__WORK REQUIRED__:
Copy out all of the material exactly as presented.

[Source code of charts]
(begin)

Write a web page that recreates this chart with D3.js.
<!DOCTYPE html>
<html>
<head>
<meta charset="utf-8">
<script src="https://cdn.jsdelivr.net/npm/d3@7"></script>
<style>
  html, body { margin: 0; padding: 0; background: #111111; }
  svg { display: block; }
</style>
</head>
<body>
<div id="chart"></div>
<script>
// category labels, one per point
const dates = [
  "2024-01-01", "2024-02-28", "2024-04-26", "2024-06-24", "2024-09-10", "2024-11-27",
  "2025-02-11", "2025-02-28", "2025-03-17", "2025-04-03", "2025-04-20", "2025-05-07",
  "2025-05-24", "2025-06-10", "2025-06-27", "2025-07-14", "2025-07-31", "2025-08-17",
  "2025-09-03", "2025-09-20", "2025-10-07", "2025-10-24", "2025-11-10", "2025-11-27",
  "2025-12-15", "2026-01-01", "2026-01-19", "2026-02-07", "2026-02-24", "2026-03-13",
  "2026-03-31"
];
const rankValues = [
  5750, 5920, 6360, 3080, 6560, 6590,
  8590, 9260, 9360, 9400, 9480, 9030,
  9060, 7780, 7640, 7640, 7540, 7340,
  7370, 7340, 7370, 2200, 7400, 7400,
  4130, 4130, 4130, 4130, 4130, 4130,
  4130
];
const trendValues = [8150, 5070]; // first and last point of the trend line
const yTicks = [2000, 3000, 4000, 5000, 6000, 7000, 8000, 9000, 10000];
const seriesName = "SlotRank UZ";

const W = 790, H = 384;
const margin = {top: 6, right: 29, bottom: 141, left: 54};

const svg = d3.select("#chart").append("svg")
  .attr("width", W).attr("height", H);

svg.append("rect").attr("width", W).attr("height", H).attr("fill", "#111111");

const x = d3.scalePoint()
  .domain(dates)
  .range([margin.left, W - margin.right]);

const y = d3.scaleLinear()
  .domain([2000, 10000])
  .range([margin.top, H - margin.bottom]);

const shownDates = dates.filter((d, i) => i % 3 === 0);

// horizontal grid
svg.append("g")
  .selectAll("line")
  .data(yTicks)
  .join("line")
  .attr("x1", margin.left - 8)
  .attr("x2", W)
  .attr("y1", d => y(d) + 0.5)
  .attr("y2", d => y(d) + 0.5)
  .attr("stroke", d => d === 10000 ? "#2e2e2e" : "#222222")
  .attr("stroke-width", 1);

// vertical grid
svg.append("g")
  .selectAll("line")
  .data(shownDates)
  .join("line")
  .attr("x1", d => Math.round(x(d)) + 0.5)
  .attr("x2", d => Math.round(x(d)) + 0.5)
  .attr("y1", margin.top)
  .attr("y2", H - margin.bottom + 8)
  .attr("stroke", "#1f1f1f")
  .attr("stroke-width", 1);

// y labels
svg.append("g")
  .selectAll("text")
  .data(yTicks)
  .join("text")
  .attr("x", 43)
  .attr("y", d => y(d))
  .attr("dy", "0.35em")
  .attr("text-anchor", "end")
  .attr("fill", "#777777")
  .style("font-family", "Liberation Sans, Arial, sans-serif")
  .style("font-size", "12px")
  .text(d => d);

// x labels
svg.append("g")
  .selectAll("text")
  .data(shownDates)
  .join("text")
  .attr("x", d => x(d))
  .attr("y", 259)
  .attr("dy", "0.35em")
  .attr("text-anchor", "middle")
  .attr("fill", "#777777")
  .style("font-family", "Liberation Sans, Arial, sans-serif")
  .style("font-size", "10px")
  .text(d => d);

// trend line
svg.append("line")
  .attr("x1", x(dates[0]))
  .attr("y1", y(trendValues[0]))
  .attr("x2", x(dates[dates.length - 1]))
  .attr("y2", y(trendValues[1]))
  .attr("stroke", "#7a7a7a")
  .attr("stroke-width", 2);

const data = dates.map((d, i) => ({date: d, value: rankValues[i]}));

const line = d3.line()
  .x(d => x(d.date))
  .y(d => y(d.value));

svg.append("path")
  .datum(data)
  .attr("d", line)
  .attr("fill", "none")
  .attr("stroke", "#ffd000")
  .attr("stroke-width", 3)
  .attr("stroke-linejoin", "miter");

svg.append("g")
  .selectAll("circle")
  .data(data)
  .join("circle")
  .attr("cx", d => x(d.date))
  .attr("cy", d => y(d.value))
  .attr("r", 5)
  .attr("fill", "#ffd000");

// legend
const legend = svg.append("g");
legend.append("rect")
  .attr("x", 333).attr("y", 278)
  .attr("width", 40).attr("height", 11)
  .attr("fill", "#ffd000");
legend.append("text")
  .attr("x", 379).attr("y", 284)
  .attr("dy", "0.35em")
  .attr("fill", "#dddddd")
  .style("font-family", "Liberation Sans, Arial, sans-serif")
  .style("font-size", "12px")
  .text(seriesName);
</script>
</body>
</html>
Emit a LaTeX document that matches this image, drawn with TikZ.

(end)

__REPLY TO THE EXERCISE__:
Write a web page that recreates this chart with D3.js.
<!DOCTYPE html>
<html>
<head>
<meta charset="utf-8">
<script src="https://cdn.jsdelivr.net/npm/d3@7"></script>
<style>
  html, body { margin: 0; padding: 0; background: #111111; }
  svg { display: block; }
</style>
</head>
<body>
<div id="chart"></div>
<script>
// category labels, one per point
const dates = [
  "2024-01-01", "2024-02-28", "2024-04-26", "2024-06-24", "2024-09-10", "2024-11-27",
  "2025-02-11", "2025-02-28", "2025-03-17", "2025-04-03", "2025-04-20", "2025-05-07",
  "2025-05-24", "2025-06-10", "2025-06-27", "2025-07-14", "2025-07-31", "2025-08-17",
  "2025-09-03", "2025-09-20", "2025-10-07", "2025-10-24", "2025-11-10", "2025-11-27",
  "2025-12-15", "2026-01-01", "2026-01-19", "2026-02-07", "2026-02-24", "2026-03-13",
  "2026-03-31"
];
const rankValues = [
  5750, 5920, 6360, 3080, 6560, 6590,
  8590, 9260, 9360, 9400, 9480, 9030,
  9060, 7780, 7640, 7640, 7540, 7340,
  7370, 7340, 7370, 2200, 7400, 7400,
  4130, 4130, 4130, 4130, 4130, 4130,
  4130
];
const trendValues = [8150, 5070]; // first and last point of the trend line
const yTicks = [2000, 3000, 4000, 5000, 6000, 7000, 8000, 9000, 10000];
const seriesName = "SlotRank UZ";

const W = 790, H = 384;
const margin = {top: 6, right: 29, bottom: 141, left: 54};

const svg = d3.select("#chart").append("svg")
  .attr("width", W).attr("height", H);

svg.append("rect").attr("width", W).attr("height", H).attr("fill", "#111111");

const x = d3.scalePoint()
  .domain(dates)
  .range([margin.left, W - margin.right]);

const y = d3.scaleLinear()
  .domain([2000, 10000])
  .range([margin.top, H - margin.bottom]);

const shownDates = dates.filter((d, i) => i % 3 === 0);

// horizontal grid
svg.append("g")
  .selectAll("line")
  .data(yTicks)
  .join("line")
  .attr("x1", margin.left - 8)
  .attr("x2", W)
  .attr("y1", d => y(d) + 0.5)
  .attr("y2", d => y(d) + 0.5)
  .attr("stroke", d => d === 10000 ? "#2e2e2e" : "#222222")
  .attr("stroke-width", 1);

// vertical grid
svg.append("g")
  .selectAll("line")
  .data(shownDates)
  .join("line")
  .attr("x1", d => Math.round(x(d)) + 0.5)
  .attr("x2", d => Math.round(x(d)) + 0.5)
  .attr("y1", margin.top)
  .attr("y2", H - margin.bottom + 8)
  .attr("stroke", "#1f1f1f")
  .attr("stroke-width", 1);

// y labels
svg.append("g")
  .selectAll("text")
  .data(yTicks)
  .join("text")
  .attr("x", 43)
  .attr("y", d => y(d))
  .attr("dy", "0.35em")
  .attr("text-anchor", "end")
  .attr("fill", "#777777")
  .style("font-family", "Liberation Sans, Arial, sans-serif")
  .style("font-size", "12px")
  .text(d => d);

// x labels
svg.append("g")
  .selectAll("text")
  .data(shownDates)
  .join("text")
  .attr("x", d => x(d))
  .attr("y", 259)
  .attr("dy", "0.35em")
  .attr("text-anchor", "middle")
  .attr("fill", "#777777")
  .style("font-family", "Liberation Sans, Arial, sans-serif")
  .style("font-size", "10px")
  .text(d => d);

// trend line
svg.append("line")
  .attr("x1", x(dates[0]))
  .attr("y1", y(trendValues[0]))
  .attr("x2", x(dates[dates.length - 1]))
  .attr("y2", y(trendValues[1]))
  .attr("stroke", "#7a7a7a")
  .attr("stroke-width", 2);

const data = dates.map((d, i) => ({date: d, value: rankValues[i]}));

const line = d3.line()
  .x(d => x(d.date))
  .y(d => y(d.value));

svg.append("path")
  .datum(data)
  .attr("d", line)
  .attr("fill", "none")
  .attr("stroke", "#ffd000")
  .attr("stroke-width", 3)
  .attr("stroke-linejoin", "miter");

svg.append("g")
  .selectAll("circle")
  .data(data)
  .join("circle")
  .attr("cx", d => x(d.date))
  .attr("cy", d => y(d.value))
  .attr("r", 5)
  .attr("fill", "#ffd000");

// legend
const legend = svg.append("g");
legend.append("rect")
  .attr("x", 333).attr("y", 278)
  .attr("width", 40).attr("height", 11)
  .attr("fill", "#ffd000");
legend.append("text")
  .attr("x", 379).attr("y", 284)
  .attr("dy", "0.35em")
  .attr("fill", "#dddddd")
  .style("font-family", "Liberation Sans, Arial, sans-serif")
  .style("font-size", "12px")
  .text(seriesName);
</script>
</body>
</html>
Emit a LaTeX document that matches this image, drawn with TikZ.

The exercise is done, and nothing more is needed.